The county's report "went into more detail on what the process was" than during an unsuccessful presentation last month to the Executive Appropriations Committee, Bigelow said. The committee, which Bigelow co-chairs, postponed action until its December meeting.
The report will be available to all committee members by today so they can read it before meeting again next week, Bigelow said.
If it passes muster, county mayors and council members at last will be able to tell voters what they will be buying and when with the Proposition 3 quarter-cent sales tax increase they approved Nov. 7 by a 64 percent margin.
The new Salt Lake County tax is expected to raise $50 million per year. About $11 million is earmarked to buy land for the west-side Mountain View Corridor highway, with the rest going for new TRAX light-rail lines, commuter rail to Utah County and small road projects in the Salt Lake Valley.

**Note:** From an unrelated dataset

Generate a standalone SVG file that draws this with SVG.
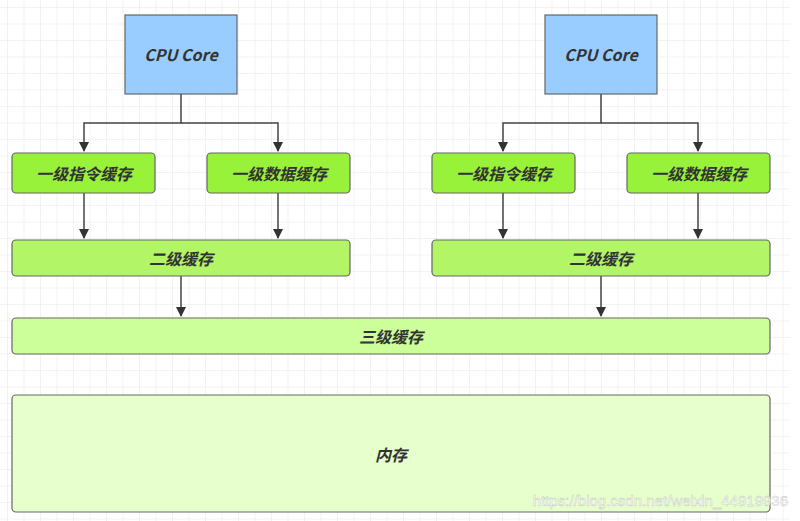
<svg xmlns="http://www.w3.org/2000/svg" width="800" height="521" viewBox="0 0 800 521">
<defs>
<pattern id="grid" width="16.5" height="16.5" patternUnits="userSpaceOnUse" x="8" y="8">
<path d="M16.5 0V16.5M0 16.5H16.5" fill="none" stroke="#e6e6e6" stroke-width="1"/>
</pattern>
<marker id="arr" viewBox="0 0 10 10" refX="9" refY="5" markerWidth="10" markerHeight="10" markerUnits="userSpaceOnUse" orient="auto">
<path d="M0 0L10 5L0 10z" fill="#333"/>
</marker>
<style>
.box{stroke:#666;stroke-width:1.2}
.cpu{fill:#99ccff}
.l1{fill:#99f23a}
.l2{fill:#b2f566}
.l3{fill:#ccff99}
.mem{fill:#e6ffcc}
.t{font-family:"Noto Sans CJK SC","Liberation Sans",sans-serif;font-style:italic;font-weight:bold;font-size:16px;fill:#333;text-anchor:middle;dominant-baseline:central}
.c{stroke:#444;stroke-width:1.5;fill:none}
</style>
</defs>
<rect width="800" height="521" fill="#fff"/>
<rect x="0" y="0" width="790" height="521" fill="url(#grid)"/>
<g id="connectors">
<path class="c" d="M181 94V123H84V151" marker-end="url(#arr)"/>
<path class="c" d="M181 123H278V151" marker-end="url(#arr)"/>
<path class="c" d="M601 94V123H503V151" marker-end="url(#arr)"/>
<path class="c" d="M601 123H698V151" marker-end="url(#arr)"/>
<path class="c" d="M84 193V238" marker-end="url(#arr)"/>
<path class="c" d="M278 193V238" marker-end="url(#arr)"/>
<path class="c" d="M503 193V238" marker-end="url(#arr)"/>
<path class="c" d="M698 193V238" marker-end="url(#arr)"/>
<path class="c" d="M181 276V316" marker-end="url(#arr)"/>
<path class="c" d="M601 276V316" marker-end="url(#arr)"/>
</g>
<g id="cpu1"><rect class="box cpu" x="125" y="15" width="112" height="79"/><text class="t" x="181" y="54">CPU Core</text></g>
<g id="cpu2"><rect class="box cpu" x="545" y="15" width="112" height="79"/><text class="t" x="601" y="54">CPU Core</text></g>
<g id="l1i1"><rect class="box l1" x="12" y="153" width="143" height="40" rx="4"/><text class="t" x="84" y="173">一级指令缓存</text></g>
<g id="l1d1"><rect class="box l1" x="207" y="153" width="143" height="40" rx="4"/><text class="t" x="279" y="173">一级数据缓存</text></g>
<g id="l1i2"><rect class="box l1" x="432" y="153" width="143" height="40" rx="4"/><text class="t" x="504" y="173">一级指令缓存</text></g>
<g id="l1d2"><rect class="box l1" x="627" y="153" width="143" height="40" rx="4"/><text class="t" x="699" y="173">一级数据缓存</text></g>
<g id="l2a"><rect class="box l2" x="12" y="240" width="338" height="36" rx="4"/><text class="t" x="181" y="258">二级缓存</text></g>
<g id="l2b"><rect class="box l2" x="432" y="240" width="338" height="36" rx="4"/><text class="t" x="601" y="258">二级缓存</text></g>
<g id="l3"><rect class="box l3" x="12" y="318" width="758" height="36" rx="4"/><text class="t" x="391" y="336">三级缓存</text></g>
<g id="mem"><rect class="box mem" x="12" y="395" width="758" height="117" rx="4"/><text class="t" x="391" y="454">内存</text></g>
<text x="788" y="506" font-family="Liberation Sans,sans-serif" font-size="15" fill="#ffffff" stroke="#bbb" stroke-width="0.4" text-anchor="end" opacity="0.9">https://blog.csdn.net/weixin_44919936</text>
</svg>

The mayors, with the assistance of the Wasatch Front Regional Council, the Utah Department of Transportation and the Utah Transportation Authority have been trying to get a list together for county residents since the Sept. 19 passage of HB4001, which allows counties to raise transportation-related sales tax by a quarter-cent for roads and rail.
The ranking methods were ready for review almost immediately after the special session, but Executive Appropriations refused to convene earlier than it was scheduled to do so, kept the matter off its agenda while House Speaker Greg Curtis was out of the country and then refused to allow the regional council's executive director, Chuck Chappell, to finish his verbal presentation last month.
Republican members of the committee, calling the county's one-page explanation of project ranking criteria "vague" and lacking "meat," voted instead to delay until they got something more like a written manual than a simple list.
Though he is not on Executive Appropriations, Sen. Howard Stephenson, R-Draper, also conferred Monday with the regional council representatives on their criteria, which he believes won't work the way they are supposed to.
The report, he said, "is a vast improvement over what was originally presented." But he says the statistical analyses are bound to distort an individual project's worth.
Stephenson said he voted against HB4001 because it would shift to the county a statewide problem.
Bigelow, who also voted against HB4001, said he thought it improper to sidestep legislative responsibility by punting the spending issue to the county voters.
The bill's requirements are cumbersome, he said, but that just "helps refine those projects that are most critical," he said.